Bu ülkenin henüz çözemediği ve yakın gelecekte de çözebileceğine inanmadığım sorunu mesleki eğitim. Hala birinin yanında üç ay çalışıp, sonra tam karşısında bir dükkan açabiliyorsunuz. Ya da tam da benim gibi, tekne onarım işçisi olarak çalışabiliyorsunuz. Çünkü önünde engel yok. Kısır ve etkisiz düzenlemeler var sadece. İş güvenliği gibi. Denetimin yetersiz olması mevcut iş güvenliği mevzuatını neredeyse geçersiz, daha da önemlisi sadece uyulması gereken formalite haline getiriyor.
Yaşanan tatsız örnek, tam da yukarıda bahsettiklerimin bir harmanı. İşverenle işgören arasında bir sözleşme yok. İşi yapan da, işi yaptıran da gerekli güvenlik önlemlerini almamış. İşin yapıldığı yerde iş güvenliğine yönelik varsa belki bir kenarda bir "maşallah" vardır. Ha, sanmayın ki marinalarda daha fazlası var. Ama en azından marinalar olası tazminat endişelerinden dolayı işi sıkı tutuyor ya da tutmaya çalışıyorlar. Yine de her sezon iskeleden düşme başta olmak üzere mutlaka iş kazaları yaşanıyor. Burası kurtlar sofrası gibi. İş çok ama iş yapan adam da çok. Bir iş bulduğunda kaçırmak istemiyor insanlar.
Bu işin iki tarafında da yer alan birisi olarak, basit işlerde tabi ki bende teknemde birilerini yevmiyeli çalıştırdım. Ama direğime benden başkası çıkmadı. Elektrik işleri başta olmak üzere, riskli olabilecek tüm işleri kendim yaptım. Önümüzdeki günlerde yine Yengeç'te birilerinin çalışması gerekecek. İlk yapacağım şey işe başlamadan hemen sigortasını yapmak ve basit de olsa bir iş akdi yapmak olacak.

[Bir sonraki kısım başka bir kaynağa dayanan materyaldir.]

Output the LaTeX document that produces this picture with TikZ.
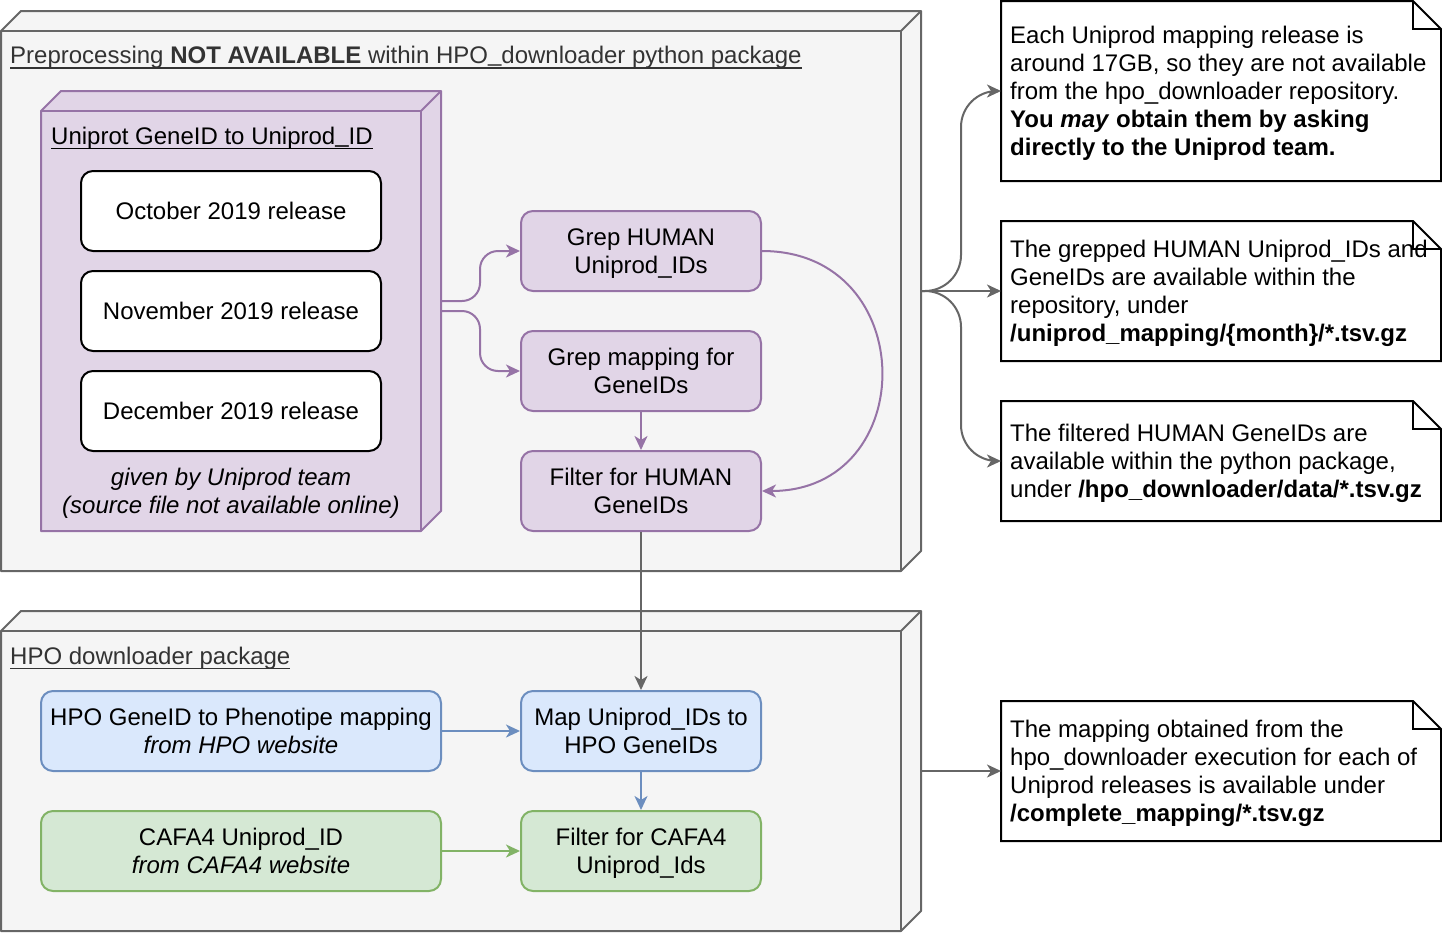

Burada tekne sahiplerine daha büyük sorumluluk düşüyor. Bu yaşanan acı ve ibretlik bir örnek. Dilerim tekrarı olmaz ama tekne sahiplerinin en azından benim tanıdığım büyükçe bölümü koşulları analiz etme noktasında çalıştıracakları işçilerden daha donanımlılar. Fazlaca uzadı ve biraz dağıttım sanırım. Ama kısa özeti hep aynı; eğitim şart.
"Clouds and winds and oceans I choose my fate to be... Whom the sea has taken Never shall be free."